- Exercise instructions:
Return each line of the listing below, unchanged, and omit the images.

# Start of Material

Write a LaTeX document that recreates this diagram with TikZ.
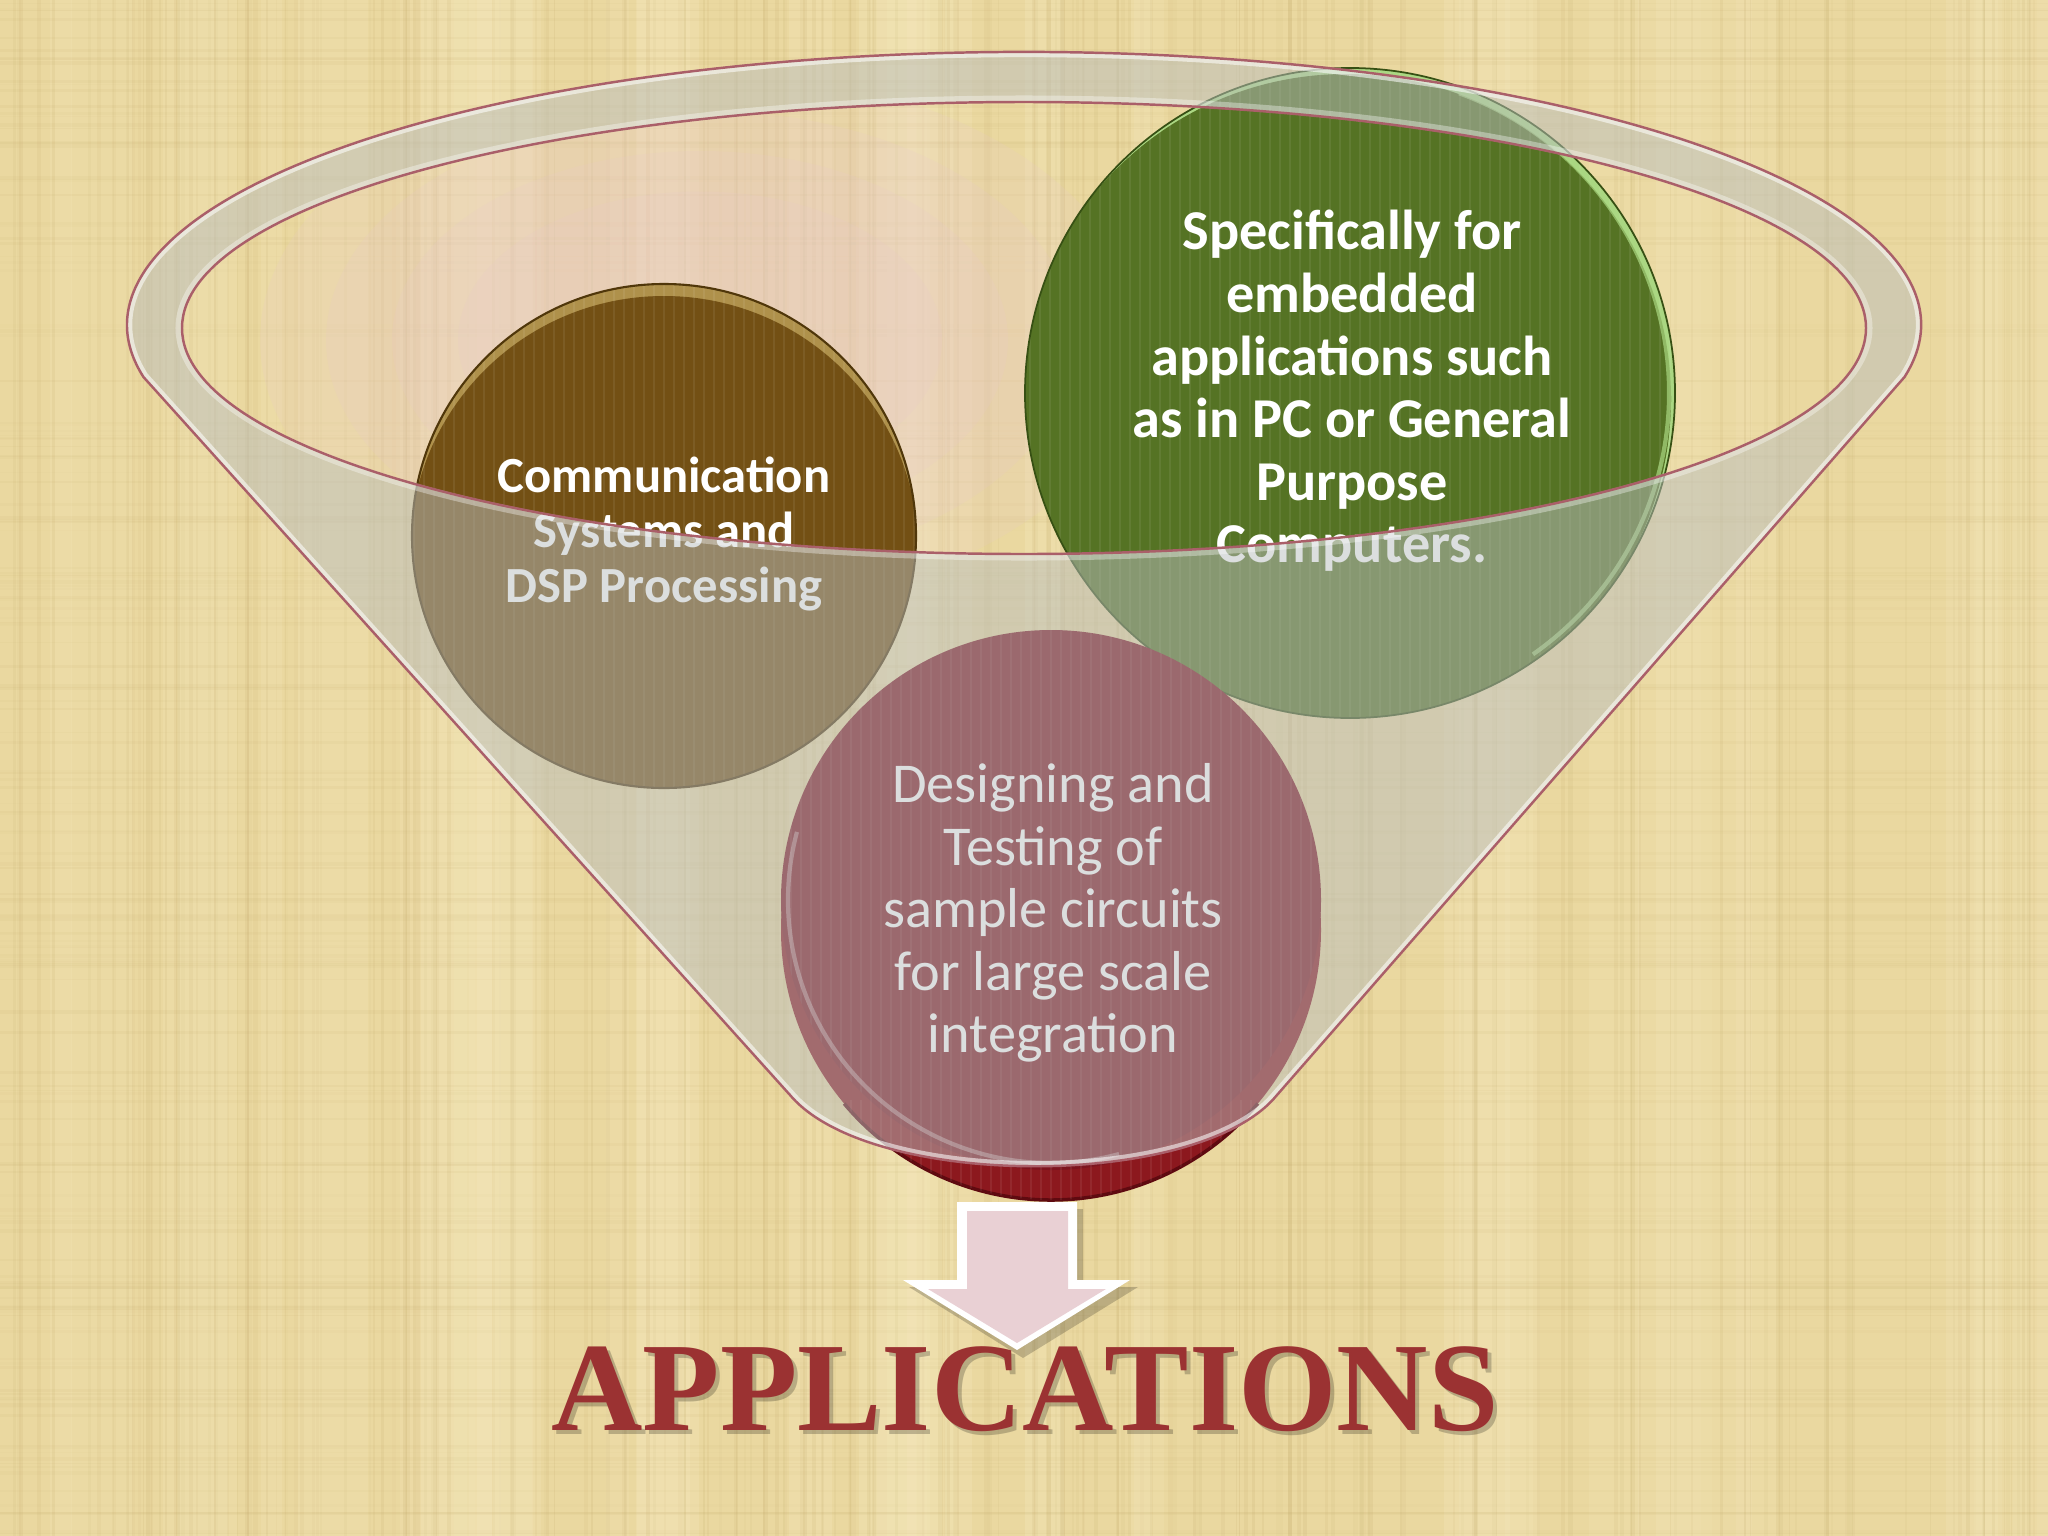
\documentclass[tikz,border=0pt]{standalone}
\usepackage{fontspec}
\newfontfamily\carl{Carlito}
\newfontfamily\tnr{Liberation Serif}
\usetikzlibrary{calc}
\definecolor{bg}{RGB}{234,216,160}
\definecolor{texdark}{RGB}{190,165,100}
\definecolor{texlight}{RGB}{248,236,196}
\definecolor{pinkb}{RGB}{232,200,205}
\definecolor{brbase}{RGB}{115,80,20}
\definecolor{brhi}{RGB}{175,145,75}
\definecolor{brdark}{RGB}{80,55,10}
\definecolor{grbase}{RGB}{85,115,36}
\definecolor{grhi}{RGB}{170,215,130}
\definecolor{grdark}{RGB}{55,80,20}
\definecolor{rdbase}{RGB}{125,20,30}
\definecolor{rdrim}{RGB}{140,24,30}
\definecolor{rddark}{RGB}{95,10,16}
\definecolor{ovl}{RGB}{185,190,190}
\definecolor{fline}{RGB}{170,95,105}
\definecolor{arrpink}{RGB}{233,208,212}
\definecolor{appred}{RGB}{155,50,50}
\tikzset{
  bodytext/.style={text=white, align=center, inner sep=0pt},
  stripe/.style={white, opacity=0.07, line width=0.8pt},
}
\begin{document}
\begin{tikzpicture}[x=0.01cm,y=-0.01cm]
\useasboundingbox (0,0) rectangle (2048,1536);
% background
\fill[bg] (0,0) rectangle (2048,1536);
\pgfmathsetseed{42}
\foreach \i in {1,...,40}{
  \pgfmathsetmacro\xx{rnd*2048}
  \pgfmathsetmacro\ww{20+rnd*60}
  \pgfmathsetmacro\op{0.10+0.15*rnd}
  \fill[texlight,opacity=\op] (\xx,0) rectangle ++(\ww,1536);
}
\foreach \i in {1,...,220}{
  \pgfmathsetmacro\xx{rnd*2048}
  \pgfmathsetmacro\op{0.04+0.11*rnd}
  \pgfmathsetmacro\lw{0.3+1.0*rnd}
  \draw[texdark,opacity=\op,line width=\lw pt] (\xx,0) -- (\xx,1536);
}
\foreach \i in {1,...,160}{
  \pgfmathsetmacro\yy{rnd*1536}
  \pgfmathsetmacro\op{0.02+0.07*rnd}
  \pgfmathsetmacro\lw{0.3+0.8*rnd}
  \draw[texdark,opacity=\op,line width=\lw pt] (0,\yy) -- (2048,\yy);
}
% pink glow inside the opening
\begin{scope}
  \clip (1024,328) ellipse[x radius=842, y radius=226];
  \foreach \k in {1.0,0.85,0.7,0.55}{
    \fill[pinkb,opacity=0.16] (700,340) ellipse[x radius={\k*440}, y radius={\k*270}];
  }
\end{scope}
% brown circle
\begin{scope}
  \clip (664,536) circle[radius=252];
  \fill[brhi] (664,536) circle[radius=252];
  \fill[brbase] (664,550) circle[radius=254];
  \foreach \s in {-25,...,25}{\draw[stripe] ({664+\s*10},280) -- ++(0,520);}
\end{scope}
\draw[brdark,line width=0.6pt] (664,536) circle[radius=252];
% green circle
\begin{scope}
  \clip (1350,393) circle[radius=325];
  \fill[grhi] (1350,393) circle[radius=325];
  \fill[grbase] (1346,399) circle[radius=325];
  \foreach \s in {-33,...,33}{\draw[stripe] ({1350+\s*10},60) -- ++(0,670);}
\end{scope}
\draw[grdark,line width=0.5pt] (1350,393) circle[radius=325];
\draw[grhi,line width=1.2pt,opacity=0.7] (1350,393) ++(-70:319) arc[start angle=-70,end angle=55,radius=319];
% red circle (rim + face)
\fill[rdrim] (1051,930) circle[radius=270];
\draw[rddark,line width=1pt] (1051,930) ++(40:270) arc[start angle=40,end angle=140,radius=270];
\begin{scope}
  \clip (1051,930) circle[radius=270];
  \foreach \s in {-26,...,26}{\draw[stripe] ({1051+\s*10},1100) -- ++(0,110);}
\end{scope}
\fill[rdbase] (1051,900) circle[radius=270];
\begin{scope}
  \clip (1051,900) circle[radius=270];
  \foreach \s in {-26,...,26}{\draw[stripe] ({1051+\s*10},625) -- ++(0,550);}
\end{scope}
\draw[white,opacity=0.35,line width=1.2pt] (1051,900) ++(75:263) arc[start angle=75,end angle=195,radius=263];
% texts
\node[bodytext,font=\carl\bfseries\fontsize{14.4}{15.7}\selectfont] (t1) at (664,534)
  {Communication\\Systems and\\DSP Processing};
\node[bodytext,font=\carl\bfseries\fontsize{16}{17.8}\selectfont] (t2) at (1352,391)
  {Specifically for\\embedded\\applications such\\as in PC or General\\Purpose\\Computers.};
\node[bodytext,font=\carl\fontsize{16}{17.8}\selectfont] (t3) at (1053,913)
  {Designing and\\Testing of\\sample circuits\\for large scale\\integration};
% funnel translucent body
\path[fill=ovl,fill opacity=0.5,even odd rule]
  (1904.5,377) arc[start angle=11,end angle=-191,x radius=897,y radius=273]
  -- (790,1095) .. controls (870,1190) and (1200,1190) .. (1277,1095) -- cycle
  (1024,328) ellipse[x radius=842,y radius=226];
\begin{scope}
  \clip (1904.5,377) arc[start angle=11,end angle=-191,x radius=897,y radius=273]
  -- (790,1095) .. controls (870,1190) and (1200,1190) .. (1277,1095) -- cycle;
  \draw[white,opacity=0.55,line width=3pt]
  (1904.5,377) arc[start angle=11,end angle=-191,x radius=897,y radius=273]
  -- (790,1095) .. controls (870,1190) and (1200,1190) .. (1277,1095) -- cycle;
\end{scope}
\draw[white,opacity=0.35,line width=2pt] (1024,328) ellipse[x radius=845,y radius=229];
\draw[fline,line width=0.7pt]
  (1904.5,377) arc[start angle=11,end angle=-191,x radius=897,y radius=273]
  -- (790,1095) .. controls (870,1190) and (1200,1190) .. (1277,1095) -- cycle;
\draw[fline,line width=0.7pt] (1024,328) ellipse[x radius=842,y radius=226];
% arrow
\fill[black,opacity=0.2] (963,1209) -- (1083,1209) -- (1083,1287) -- (1138,1287) -- (1023,1358) -- (909,1287) -- (963,1287) -- cycle;
\fill[white] (957,1202) -- (1077,1202) -- (1077,1280) -- (1130,1280) -- (1017,1350) -- (903,1280) -- (957,1280) -- cycle;
\fill[arrpink] (967,1211) -- (1068,1211) -- (1068,1289) -- (1106,1289) -- (1017,1343) -- (928,1289) -- (967,1289) -- cycle;
% title
\node[font=\tnr\bfseries\fontsize{36}{40}\selectfont,text=black,opacity=0.22,anchor=base,inner sep=0pt] (appsh) at (1029,1434) {APPLICATIONS};
\node[font=\tnr\bfseries\fontsize{36}{40}\selectfont,text=appred,anchor=base,inner sep=0pt] (app) at (1025,1430) {APPLICATIONS};
\end{tikzpicture}
\end{document}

# End of Material

- Answer:
Write a LaTeX document that recreates this diagram with TikZ.
\documentclass[tikz,border=0pt]{standalone}
\usepackage{fontspec}
\newfontfamily\carl{Carlito}
\newfontfamily\tnr{Liberation Serif}
\usetikzlibrary{calc}
\definecolor{bg}{RGB}{234,216,160}
\definecolor{texdark}{RGB}{190,165,100}
\definecolor{texlight}{RGB}{248,236,196}
\definecolor{pinkb}{RGB}{232,200,205}
\definecolor{brbase}{RGB}{115,80,20}
\definecolor{brhi}{RGB}{175,145,75}
\definecolor{brdark}{RGB}{80,55,10}
\definecolor{grbase}{RGB}{85,115,36}
\definecolor{grhi}{RGB}{170,215,130}
\definecolor{grdark}{RGB}{55,80,20}
\definecolor{rdbase}{RGB}{125,20,30}
\definecolor{rdrim}{RGB}{140,24,30}
\definecolor{rddark}{RGB}{95,10,16}
\definecolor{ovl}{RGB}{185,190,190}
\definecolor{fline}{RGB}{170,95,105}
\definecolor{arrpink}{RGB}{233,208,212}
\definecolor{appred}{RGB}{155,50,50}
\tikzset{
  bodytext/.style={text=white, align=center, inner sep=0pt},
  stripe/.style={white, opacity=0.07, line width=0.8pt},
}
\begin{document}
\begin{tikzpicture}[x=0.01cm,y=-0.01cm]
\useasboundingbox (0,0) rectangle (2048,1536);
% background
\fill[bg] (0,0) rectangle (2048,1536);
\pgfmathsetseed{42}
\foreach \i in {1,...,40}{
  \pgfmathsetmacro\xx{rnd*2048}
  \pgfmathsetmacro\ww{20+rnd*60}
  \pgfmathsetmacro\op{0.10+0.15*rnd}
  \fill[texlight,opacity=\op] (\xx,0) rectangle ++(\ww,1536);
}
\foreach \i in {1,...,220}{
  \pgfmathsetmacro\xx{rnd*2048}
  \pgfmathsetmacro\op{0.04+0.11*rnd}
  \pgfmathsetmacro\lw{0.3+1.0*rnd}
  \draw[texdark,opacity=\op,line width=\lw pt] (\xx,0) -- (\xx,1536);
}
\foreach \i in {1,...,160}{
  \pgfmathsetmacro\yy{rnd*1536}
  \pgfmathsetmacro\op{0.02+0.07*rnd}
  \pgfmathsetmacro\lw{0.3+0.8*rnd}
  \draw[texdark,opacity=\op,line width=\lw pt] (0,\yy) -- (2048,\yy);
}
% pink glow inside the opening
\begin{scope}
  \clip (1024,328) ellipse[x radius=842, y radius=226];
  \foreach \k in {1.0,0.85,0.7,0.55}{
    \fill[pinkb,opacity=0.16] (700,340) ellipse[x radius={\k*440}, y radius={\k*270}];
  }
\end{scope}
% brown circle
\begin{scope}
  \clip (664,536) circle[radius=252];
  \fill[brhi] (664,536) circle[radius=252];
  \fill[brbase] (664,550) circle[radius=254];
  \foreach \s in {-25,...,25}{\draw[stripe] ({664+\s*10},280) -- ++(0,520);}
\end{scope}
\draw[brdark,line width=0.6pt] (664,536) circle[radius=252];
% green circle
\begin{scope}
  \clip (1350,393) circle[radius=325];
  \fill[grhi] (1350,393) circle[radius=325];
  \fill[grbase] (1346,399) circle[radius=325];
  \foreach \s in {-33,...,33}{\draw[stripe] ({1350+\s*10},60) -- ++(0,670);}
\end{scope}
\draw[grdark,line width=0.5pt] (1350,393) circle[radius=325];
\draw[grhi,line width=1.2pt,opacity=0.7] (1350,393) ++(-70:319) arc[start angle=-70,end angle=55,radius=319];
% red circle (rim + face)
\fill[rdrim] (1051,930) circle[radius=270];
\draw[rddark,line width=1pt] (1051,930) ++(40:270) arc[start angle=40,end angle=140,radius=270];
\begin{scope}
  \clip (1051,930) circle[radius=270];
  \foreach \s in {-26,...,26}{\draw[stripe] ({1051+\s*10},1100) -- ++(0,110);}
\end{scope}
\fill[rdbase] (1051,900) circle[radius=270];
\begin{scope}
  \clip (1051,900) circle[radius=270];
  \foreach \s in {-26,...,26}{\draw[stripe] ({1051+\s*10},625) -- ++(0,550);}
\end{scope}
\draw[white,opacity=0.35,line width=1.2pt] (1051,900) ++(75:263) arc[start angle=75,end angle=195,radius=263];
% texts
\node[bodytext,font=\carl\bfseries\fontsize{14.4}{15.7}\selectfont] (t1) at (664,534)
  {Communication\\Systems and\\DSP Processing};
\node[bodytext,font=\carl\bfseries\fontsize{16}{17.8}\selectfont] (t2) at (1352,391)
  {Specifically for\\embedded\\applications such\\as in PC or General\\Purpose\\Computers.};
\node[bodytext,font=\carl\fontsize{16}{17.8}\selectfont] (t3) at (1053,913)
  {Designing and\\Testing of\\sample circuits\\for large scale\\integration};
% funnel translucent body
\path[fill=ovl,fill opacity=0.5,even odd rule]
  (1904.5,377) arc[start angle=11,end angle=-191,x radius=897,y radius=273]
  -- (790,1095) .. controls (870,1190) and (1200,1190) .. (1277,1095) -- cycle
  (1024,328) ellipse[x radius=842,y radius=226];
\begin{scope}
  \clip (1904.5,377) arc[start angle=11,end angle=-191,x radius=897,y radius=273]
  -- (790,1095) .. controls (870,1190) and (1200,1190) .. (1277,1095) -- cycle;
  \draw[white,opacity=0.55,line width=3pt]
  (1904.5,377) arc[start angle=11,end angle=-191,x radius=897,y radius=273]
  -- (790,1095) .. controls (870,1190) and (1200,1190) .. (1277,1095) -- cycle;
\end{scope}
\draw[white,opacity=0.35,line width=2pt] (1024,328) ellipse[x radius=845,y radius=229];
\draw[fline,line width=0.7pt]
  (1904.5,377) arc[start angle=11,end angle=-191,x radius=897,y radius=273]
  -- (790,1095) .. controls (870,1190) and (1200,1190) .. (1277,1095) -- cycle;
\draw[fline,line width=0.7pt] (1024,328) ellipse[x radius=842,y radius=226];
% arrow
\fill[black,opacity=0.2] (963,1209) -- (1083,1209) -- (1083,1287) -- (1138,1287) -- (1023,1358) -- (909,1287) -- (963,1287) -- cycle;
\fill[white] (957,1202) -- (1077,1202) -- (1077,1280) -- (1130,1280) -- (1017,1350) -- (903,1280) -- (957,1280) -- cycle;
\fill[arrpink] (967,1211) -- (1068,1211) -- (1068,1289) -- (1106,1289) -- (1017,1343) -- (928,1289) -- (967,1289) -- cycle;
% title
\node[font=\tnr\bfseries\fontsize{36}{40}\selectfont,text=black,opacity=0.22,anchor=base,inner sep=0pt] (appsh) at (1029,1434) {APPLICATIONS};
\node[font=\tnr\bfseries\fontsize{36}{40}\selectfont,text=appred,anchor=base,inner sep=0pt] (app) at (1025,1430) {APPLICATIONS};
\end{tikzpicture}
\end{document}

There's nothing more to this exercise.